Introducing Tip-of-the-Week Articles
Last year at Lucid, to counter many of the deficiencies in our basic strategy we began a series of “Tip-of-the-week” articles. The idea was inspired (name and all) by a similar series of internal articles at Google that have been published for years. The goal for each article is to introduce one simple tip for the benefit of our engineers at Lucid. These tips should be based on established best-practices and not new or controversial topics.
One Lucid engineer acts as the editor-in-chief of the series. Their responsibility is to curate the collection. Editors need to solicit article topics and then find experts to author and review the articles for each topic. After an article is written and published the editor-in-chief keeps track of any information that falls out of date. If a whole tip no longer applies because of a change to engineering practices, the editor can mark a whole article as obsolete. When only part of a tip gets out-of-date, the editor can insert footnotes or other notifications to notify readers of the current best practices.
When choosing topics for articles we look for three main qualities:
- It should be impactful.
- It should be short (fitting on one printed page, if possible).
- It should be uncontroversial.
We want to focus on tips that are widely applicable. If a common question or a bad pattern comes up over and over again in code reviews, we make that a topic for a Tip-of-the-week article. If there is some useful tip that doesn’t fit well into one of the other methods of information dissemination, that is also a good candidate for a Tip-of-the-week article.
Consumability is one of the main obstacles with our current information sources, and Tip-of-the-Week aims to directly combat that problem. That means it needs to be as succinct as possible. Ideally, engineers should be able to review the complete Tip-of-the-week archive and identify the main topic of each article. This helps our engineers learn and stay up-to-date on relevant practices. At Lucid, we expect new hires to review older Tip-of-the-week articles.

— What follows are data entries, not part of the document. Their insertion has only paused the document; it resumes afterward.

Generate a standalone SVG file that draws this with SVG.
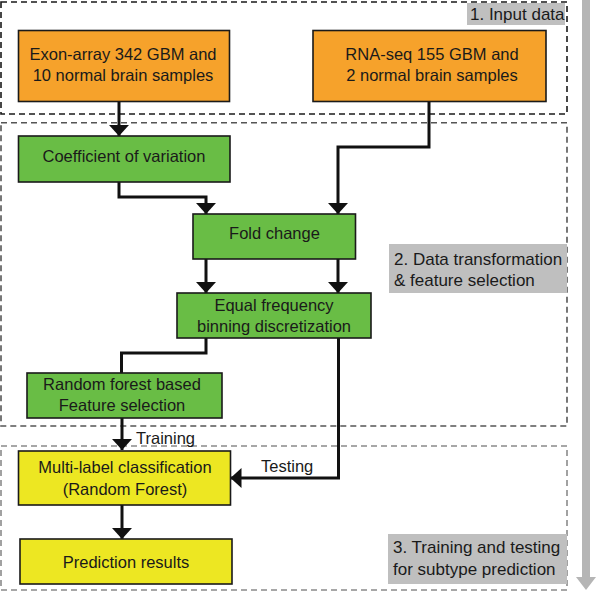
<svg xmlns="http://www.w3.org/2000/svg" width="600" height="592" viewBox="0 0 600 592">
<style>
  .t { font-family: "Liberation Sans", Arial, sans-serif; font-size: 16.5px; fill: #1a1a1a; text-anchor: middle; }
  .l { font-family: "Liberation Sans", Arial, sans-serif; font-size: 17px; fill: #1a1a1a; }
  .s { font-family: "Liberation Sans", Arial, sans-serif; font-size: 16.5px; fill: #1a1a1a; }
  .box { stroke: #1a1a1a; stroke-width: 1.6; }
  .orange { fill: #F6A22B; }
  .green { fill: #69BD45; }
  .yellow { fill: #EDE722; }
  .lab { fill: #BFBFBF; }
  .sec { fill: none; stroke-width: 1.6; stroke-dasharray: 6 4; }
  .conn { fill: none; stroke: #111; stroke-width: 3; stroke-linejoin: miter; }
</style>
<defs>
  <marker id="ah" markerUnits="userSpaceOnUse" markerWidth="14" markerHeight="22" viewBox="0 -11 12 22" refX="11" refY="0" orient="auto">
    <path d="M0,-10 L11,0 L0,10 z" fill="#111"/>
  </marker>
</defs>

<!-- side gray arrow -->
<g id="progress-arrow">
  <rect x="582" y="0" width="8" height="577" fill="#B5B5B5"/>
  <polygon points="576,577 596,577 586,590" fill="#B5B5B5"/>
</g>

<!-- sections -->
<g id="section1">
  <rect class="sec" x="1" y="2" width="566" height="112" stroke="#1a1a1a"/>
  <rect class="lab" x="467" y="3" width="98" height="22"/>
  <text class="l" x="470" y="20">1. Input data</text>
</g>
<g id="section2">
  <rect class="sec" x="1" y="122.7" width="566" height="303.3" stroke="#555"/>
  <rect class="lab" x="389" y="244" width="178" height="49"/>
  <text class="l" x="394" y="265">2. Data transformation</text>
  <text class="l" x="394" y="286">&amp; feature selection</text>
</g>
<g id="section3">
  <rect class="sec" x="1" y="446" width="566" height="144" stroke="#8a8a8a"/>
  <rect class="lab" x="388" y="534" width="179" height="50"/>
  <text class="l" x="393" y="553">3. Training and testing</text>
  <text class="l" x="393" y="575">for subtype prediction</text>
</g>

<!-- connectors -->
<g id="connectors">
  <path class="conn" d="M119,102 V136" marker-end="url(#ah)"/>
  <path class="conn" d="M429,102 V147 H338 V214" marker-end="url(#ah)"/>
  <path class="conn" d="M119,182 V197 H206 V214" marker-end="url(#ah)"/>
  <path class="conn" d="M206,259 V293" marker-end="url(#ah)"/>
  <path class="conn" d="M338,259 V293" marker-end="url(#ah)"/>
  <path class="conn" d="M206,338 V353 H121.5 V373"/>
  <path class="conn" d="M122,418 V450" marker-end="url(#ah)"/>
  <path class="conn" d="M338.5,338 V478 H230.5" marker-end="url(#ah)"/>
  <path class="conn" d="M122,505 V539" marker-end="url(#ah)"/>
  <text class="s" x="136" y="443.5">Training</text>
  <text class="s" x="261" y="471.5">Testing</text>
</g>

<!-- nodes -->
<g id="exon-array">
  <rect class="box orange" x="18.5" y="30.5" width="211" height="71"/>
  <text class="t" x="123" y="60">Exon-array 342 GBM and</text>
  <text class="t" x="123" y="81">10 normal brain samples</text>
</g>
<g id="rna-seq">
  <rect class="box orange" x="313" y="30.5" width="233" height="71"/>
  <text class="t" x="432" y="60">RNA-seq 155 GBM and</text>
  <text class="t" x="432" y="81">2 normal brain samples</text>
</g>
<g id="coefficient">
  <rect class="box green" x="18.5" y="136" width="211.5" height="46"/>
  <text class="t" x="124" y="162">Coefficient of variation</text>
</g>
<g id="fold-change">
  <rect class="box green" x="193" y="214" width="162.5" height="45"/>
  <text class="t" x="274.5" y="239">Fold change</text>
</g>
<g id="equal-frequency">
  <rect class="box green" x="177" y="293" width="194" height="45"/>
  <text class="t" x="274" y="311">Equal frequency</text>
  <text class="t" x="274" y="332">binning discretization</text>
</g>
<g id="random-forest-fs">
  <rect class="box green" x="27" y="373" width="195" height="45"/>
  <text class="t" x="122" y="390">Random forest based</text>
  <text class="t" x="122" y="411">Feature selection</text>
</g>
<g id="multi-label">
  <rect class="box yellow" x="18.5" y="451" width="212" height="54"/>
  <text class="t" x="125" y="473">Multi-label classification</text>
  <text class="t" x="125" y="495">(Random Forest)</text>
</g>
<g id="prediction">
  <rect class="box yellow" x="20" y="539" width="212" height="45"/>
  <text class="t" x="126" y="568">Prediction results</text>
</g>
</svg>
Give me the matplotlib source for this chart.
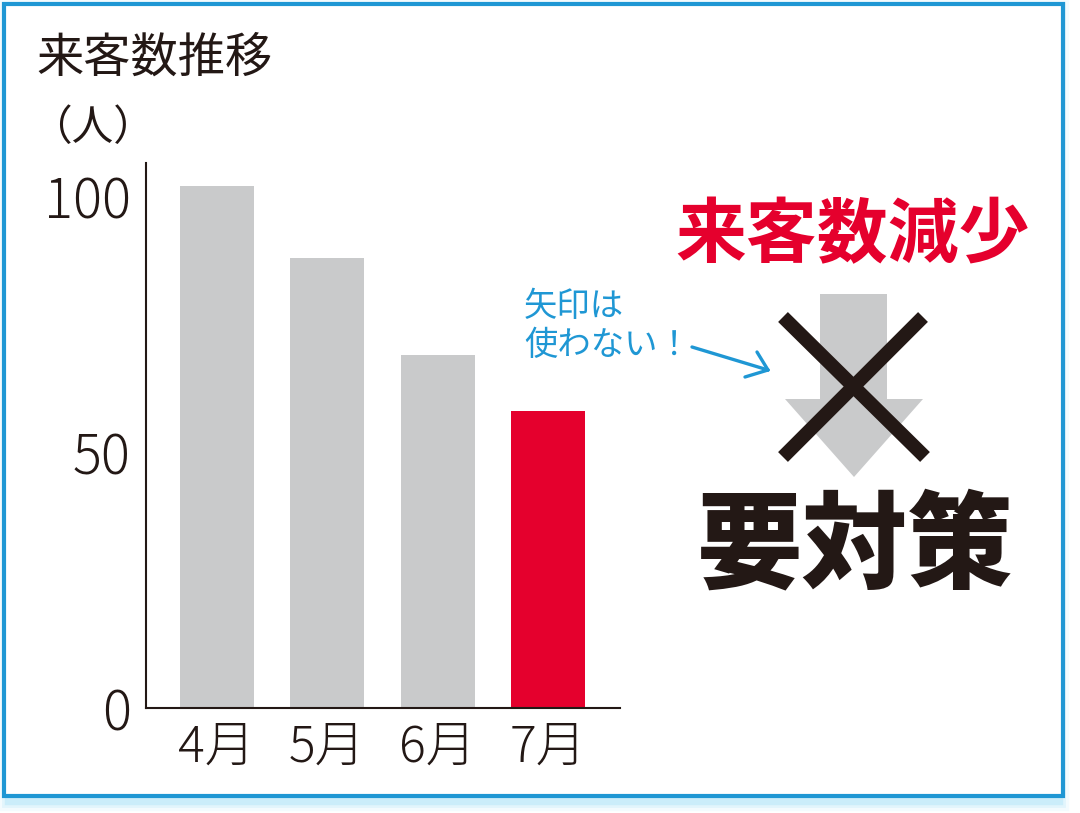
import matplotlib.pyplot as plt
from matplotlib.patches import Rectangle, Polygon
from matplotlib.lines import Line2D

plt.rcParams['font.family'] = ['Noto Sans CJK JP', 'DejaVu Sans']

months = ["4月", "5月", "6月", "7月"]
visitors = [102, 88, 69, 58]
bar_colors = ["#c9cacb", "#c9cacb", "#c9cacb", "#e5002d"]
y_ticks = [0, 50, 100]

INK = "#231815"
BLUE = "#1f97d4"

W, H = 1080, 813
fig = plt.figure(figsize=(W / 100, H / 100), dpi=100)


def fx(x):
    return x / W


def fy(y):
    return 1 - y / H


# frame with light blue glow
for lw, a in [(14, 0.08), (10, 0.12), (6, 0.2)]:
    fig.patches.append(Rectangle((fx(9), fy(801)), fx(1059) - fx(9), fy(9) - fy(801),
                                 transform=fig.transFigure, fill=False,
                                 edgecolor="#6fcdf5", lw=lw, alpha=a, zorder=-2))
fig.patches.append(Rectangle((fx(4), fy(796)), fx(1063) - fx(4), fy(4) - fy(796),
                             transform=fig.transFigure, facecolor="white",
                             edgecolor=BLUE, lw=3, zorder=-1))

ax = fig.add_axes((fx(146), fy(708), fx(620) - fx(146), fy(163) - fy(708)))
ax.bar(range(len(months)), visitors, width=0.67, color=bar_colors)
ax.set_xlim(-0.64, 3.65)
ax.set_ylim(0, 106.5)
ax.set_yticks(y_ticks)
ax.set_xticks(range(len(months)))
ax.set_xticklabels(months)
ax.tick_params(axis="y", length=0, pad=11, labelsize=39, labelcolor=INK)
ax.tick_params(axis="x", length=0, pad=10, labelsize=36, labelcolor=INK)
for lab in ax.get_yticklabels() + ax.get_xticklabels():
    lab.set_fontweight("light")
ax.spines[["top", "right"]].set_visible(False)
for s in ["left", "bottom"]:
    ax.spines[s].set_color(INK)
    ax.spines[s].set_linewidth(1.5)
ax.patch.set_alpha(0)

fig.text(fx(36), fy(58), "来客数推移", fontsize=34, color=INK, va="center",
         ha="left")
fig.text(fx(30), fy(129), "（人）", fontsize=30, color=INK, va="center",
         ha="left")

# right side message
fig.text(fx(853), fy(236), "来客数減少", fontsize=51, color="#e5002d",
         fontweight="bold", ha="center", va="center")
fig.text(fx(855), fy(548), "要対策", fontsize=76, color=INK,
         fontweight="black", ha="center", va="center")

# grey down arrow
arrow_px = [(820, 294), (887, 294), (887, 399), (923, 399), (854, 477),
            (785, 399), (820, 399)]
fig.patches.append(Polygon([(fx(x), fy(y)) for x, y in arrow_px],
                           closed=True, transform=fig.transFigure,
                           facecolor="#c9cacb", edgecolor="none"))

# black cross
for (x0, y0), (x1, y1) in [((783, 317), (925, 457)), ((923, 317), (783, 457))]:
    fig.lines.append(Line2D([fx(x0), fx(x1)], [fy(y0), fy(y1)],
                            transform=fig.transFigure, color=INK, lw=10,
                            solid_capstyle="butt"))

# handwritten note
fig.text(fx(524), fy(289), "矢印は\n使わない！", fontsize=24, color=BLUE,
         ha="left", va="top", linespacing=1.15)
for (x0, y0), (x1, y1) in [((692, 347), (768, 370)), ((757, 352), (768, 370)),
                           ((745, 377), (768, 370))]:
    fig.lines.append(Line2D([fx(x0), fx(x1)], [fy(y0), fy(y1)],
                            transform=fig.transFigure, color=BLUE, lw=2.4,
                            solid_capstyle="round"))

fig.savefig("out.png", dpi=100)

To keep articles short, we encourage authors to include links to additional relevant documentation for the given tip. Even if the article doesn’t answer every question an engineer may have, it can point them in the right direction.
Tip-of-the-week articles are meant to disseminate information on established best practices. The editor-in-chief will likely receive submissions regarding the use of untried technologies. After all, people are excited to talk and write about those kinds of things. But that is not the purpose of Tip-of-the-Week. Tip-of-the-Week is an intentionally narrow channel, and you don’t want less relevant information to take up space in that channel.
Articles should not ignite unhealthy debates or disagreements. For example, you definitely don’t want to promote a side on the question of vi vs emacs. Instead, stick to things that everyone can agree on. There are certainly enough impactful uncontroversial topics that you don’t need to stray outside of that realm.
Try it yourself
If you are in a large or growing organization that is suffering from a difficulty in disseminating one-off development tips, you too should consider creating a Tip-of-the-Week column. We recommend starting with a meeting of your senior engineers and technology experts to create a list of important topics to cover. For example, you could create a Lucidspark document for a brainstorming session and use the voting feature to identify the best topics to start with.
The Tip-of-the-Week column has been a huge success at Lucid. Every week, we get grateful comments from engineers like, “I didn’t know that I needed to know that.” It takes a significant amount of work to curate the articles, but so far the payoff has been well worth it.